Developing a Long-term Goal of Reducing Expenses
Callis recalls, "We were staffed to the max, so the original goal was to move from legacy branches to a more streamlined approach by reducing the footprint of the branches, and therefore the associated expenses." Callis' background includes a stint at CitiBank, where she oversaw 81 branches in the New York City Area. "It was a great test laboratory for manned and unmanned kiosks, hub systems, and different branch configurations."

To reduce the footprint, they had to reduce the number of transactions. In 1996, over 50% of transactions were shared branch, non-member transactions. The overall delivery system metamorphosis was driven by self-service technology. The credit union established a goal in 1996 to move as quickly as possible to self-service transactions, comprising 90% of all transactions on an annual basis. They hit the cross-over point in 2001, helped along by the burgeoning Internet and their high-tech members' preferences for electronic channels.

Targeting the Right Markets while Improving Branch Performance
Working with Weber Marketing Group, a design/build firm based in Seattle, the credit union reduced both the size and number of branches and created a heightened retail atmosphere in remaining branches. To do so, they developed metrics and incentives to encourage the consumer to use non-branch channels, such as encouraging members to set-up individualized account alerts online. Then, they established that each interaction at the branch had to contribute directly to the P/L of the branch.

In their goal to have branches in the right location in the right market, Keypoint ended up selling some of their branches and domiciled deposits to two other credit unions. Callis notes, "We were trying to reduce our footprint and sold our stake in markets that weren't appropriate for us." Such acquisitions happen frequently in the banking world, but are decidedly less common in credit unions.

When opening their new retail branches, in their desired markets, Keypoint set specific performance benchmarks. Within three years the smallest branches, known as "Express Branches", between 600 – 1,200 square feet, were to have at least $50M in new money. Medium-size branches, their "Community Branches", 1,200 – 2,400 square feet, were responsible for $75M and their largest branches or "Community Finance Centers", greater than 2,500 square feet, had to reach $100M in new money within three years.

Building an Online Constituency
One-third of their members have never visited a branch. By enrolling with their SEG at the time of employment, they are automatically enrolled in online banking. Combining this process with the onset of employment also guarantees a high concentration of DDA accounts and deposits for Keypoint. With such a large portion of online-only members, Keypoint measures branch profitability by domiciling members in three ways with each group having its own profitability model:

  1. Online-only Members – Members who have never been to a branch or who have not visited a branch in an extended period of time.
     
  2. Transactors – Branch-visiting members, which are re-domiciled annually based on both frequency of visits and the most recent visits.
     
  3. Dormant – Members who have used branches in the past, but have not visited a branch in the past year. After members are in the dormant group for a year, they are re-evaluated and then put in either one of the other groups.
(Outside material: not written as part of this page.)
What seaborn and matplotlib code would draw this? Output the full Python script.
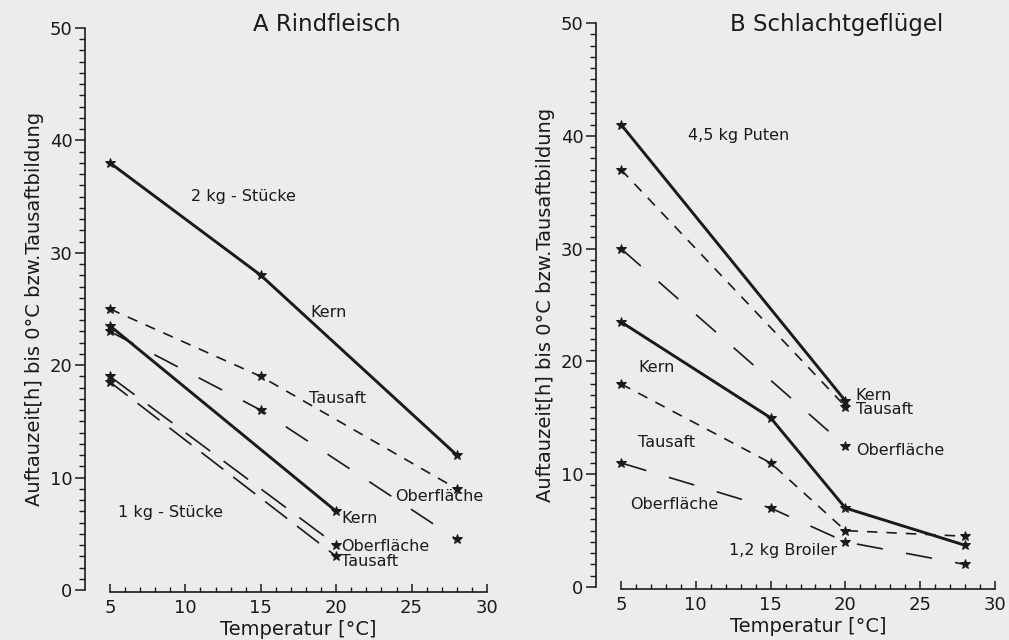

By eliminating common branch visits by switching transactions online, the branches and their staff can focus on specialized areas, such as mortgage lending, investment services or specialized needs. Callis notes, "You may not see growth in our net members year over year, but the growth in relationship has been extraordinary. When I started in 1996, the average household balance was $102. Now, in early 2009, we are well over the $10,000 mark."

Keypoint recognizes that it is futile to make every member acquire a certain number of products or services. They comprehensively look at the household and consider factors such as age, occupation, and location to determine the best products and relationship level for the member. This consultative approach enhances the retail atmosphere of their branches.

The retail delivery system must also meet the needs of a diverse population. With most credit unions in California focused on the Hispanic market, Keypoint has targeted Asian populations. Since 2005, about 28% of new members are Asian. One future project in development will focus on global mobility given their demographic speciality and the need for financial services while on-the-go.

Future growth drives for the credit union include a well-funded marketing team with significant public relations support to develop the retail atmosphere. Keypoint will continually upgrade their technology and website, which together form the virtual branch for 1/3 of their members.